- [What to produce] Below is a listing; write it out exactly and drop any images from it.

- [Dataset section]
• • • •
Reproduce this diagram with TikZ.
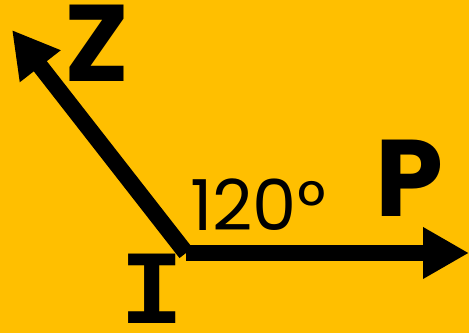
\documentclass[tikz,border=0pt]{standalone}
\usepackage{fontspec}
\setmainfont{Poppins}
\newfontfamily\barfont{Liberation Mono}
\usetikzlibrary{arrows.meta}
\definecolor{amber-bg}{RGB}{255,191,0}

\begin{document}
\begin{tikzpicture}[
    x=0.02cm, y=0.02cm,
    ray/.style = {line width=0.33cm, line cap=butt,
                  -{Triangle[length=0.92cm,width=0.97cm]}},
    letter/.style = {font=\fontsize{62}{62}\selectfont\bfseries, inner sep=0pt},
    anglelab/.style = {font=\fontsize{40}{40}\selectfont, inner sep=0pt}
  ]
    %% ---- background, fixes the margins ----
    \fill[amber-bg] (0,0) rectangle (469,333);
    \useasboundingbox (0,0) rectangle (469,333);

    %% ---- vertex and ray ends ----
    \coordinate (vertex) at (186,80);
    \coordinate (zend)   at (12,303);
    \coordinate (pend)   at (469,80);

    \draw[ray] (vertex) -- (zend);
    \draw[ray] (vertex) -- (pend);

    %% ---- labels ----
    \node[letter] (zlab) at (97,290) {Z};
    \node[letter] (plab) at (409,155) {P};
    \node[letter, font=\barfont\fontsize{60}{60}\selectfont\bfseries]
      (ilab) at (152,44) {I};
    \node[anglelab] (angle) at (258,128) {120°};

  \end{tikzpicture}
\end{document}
• • • •
- [Output below]
Reproduce this diagram with TikZ.
\documentclass[tikz,border=0pt]{standalone}
\usepackage{fontspec}
\setmainfont{Poppins}
\newfontfamily\barfont{Liberation Mono}
\usetikzlibrary{arrows.meta}
\definecolor{amber-bg}{RGB}{255,191,0}

\begin{document}
\begin{tikzpicture}[
    x=0.02cm, y=0.02cm,
    ray/.style = {line width=0.33cm, line cap=butt,
                  -{Triangle[length=0.92cm,width=0.97cm]}},
    letter/.style = {font=\fontsize{62}{62}\selectfont\bfseries, inner sep=0pt},
    anglelab/.style = {font=\fontsize{40}{40}\selectfont, inner sep=0pt}
  ]
    %% ---- background, fixes the margins ----
    \fill[amber-bg] (0,0) rectangle (469,333);
    \useasboundingbox (0,0) rectangle (469,333);

    %% ---- vertex and ray ends ----
    \coordinate (vertex) at (186,80);
    \coordinate (zend)   at (12,303);
    \coordinate (pend)   at (469,80);

    \draw[ray] (vertex) -- (zend);
    \draw[ray] (vertex) -- (pend);

    %% ---- labels ----
    \node[letter] (zlab) at (97,290) {Z};
    \node[letter] (plab) at (409,155) {P};
    \node[letter, font=\barfont\fontsize{60}{60}\selectfont\bfseries]
      (ilab) at (152,44) {I};
    \node[anglelab] (angle) at (258,128) {120°};

  \end{tikzpicture}
\end{document}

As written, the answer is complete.